Nilla and I have come a long way in the year and a half I've known her. I've documented some of this before in the Nilla tab, but wanted to do a more complete look back at this transformation.
This was Nilla is January of 2014:
I remember sharing her ad with my husband and him asking why I wanted to go look at a yak. She looks so bad I almost wonder if the sellers didn't actually want to sell her.
She was cuter in person, but her training was pretty spotty/nearly nonexistent. The owners literally tied a piece of bailing twine through the bit and around her nose to keep her from putting her tongue over the bit.
I bought her and brought her home in March. The only saddle we could find that fit her was a western saddle. Her coat was equivalent to a brillow pad and she still looked a lot like a yak.
By June, I had found an english saddle for her and figured out that a double hackamore bridle allowed me to both steer and stop her.
Quality food with the addition of oil, biotin, worming, and grooming produced a softer, golden coat.
She spent September working with a driving trainer who got her to better accept a bit and to lunge.
She also got some training from the seasonal trainer at our barn that fall. I have no pictures from this time. I started this blog around then as I realized I was doing a terrible job of recording our training and transformation.
This is what she looked like in December, 2014.
In January we started lessons with a new trainer.
This was sometimes more successful than other times. February, 2015:
We also got a trailer and started doing a lot of trail riding over the winter and spring. I introduced a treeless saddle in March to do trail rides in.
In April of 2015, we attended a Mule Dressage Clinic:
And I left Nilla there for a month for some much needed training. By May, she looked like this:
At the beginning of June, she was still improving her connection with the bit.

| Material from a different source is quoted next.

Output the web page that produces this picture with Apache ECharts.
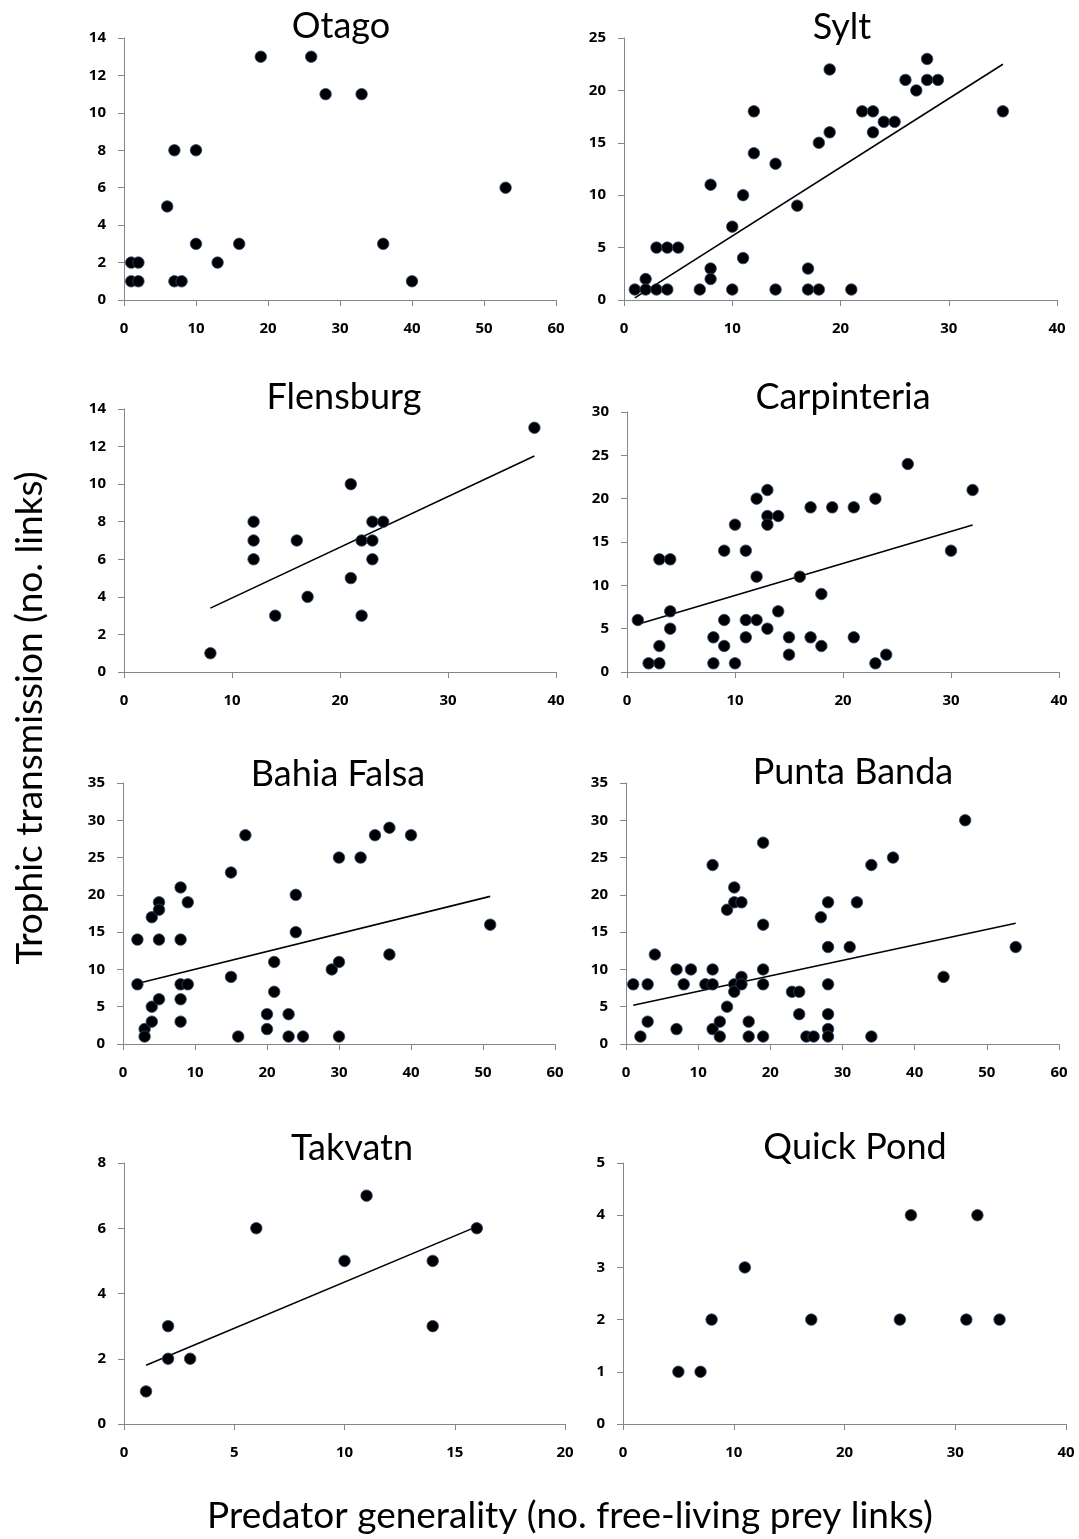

At the end of June, I finally determined that I needed regular lessons with a new trainer and started riding with a Gold Medal Winning dressage trainer. She got us cantering.
She was also High Point Champion at a local schooling show.
And by July, we are consistently on the bit and really starting to actually get things done in the arena.
The transformation in just the last few months is amazing, but it honestly shocks me looking at these pictures to think of not just her training transition, but the physical transformation she has undergone. Her appearance and even her conformation have changed so much as well. She really doesn't even look like the same mule.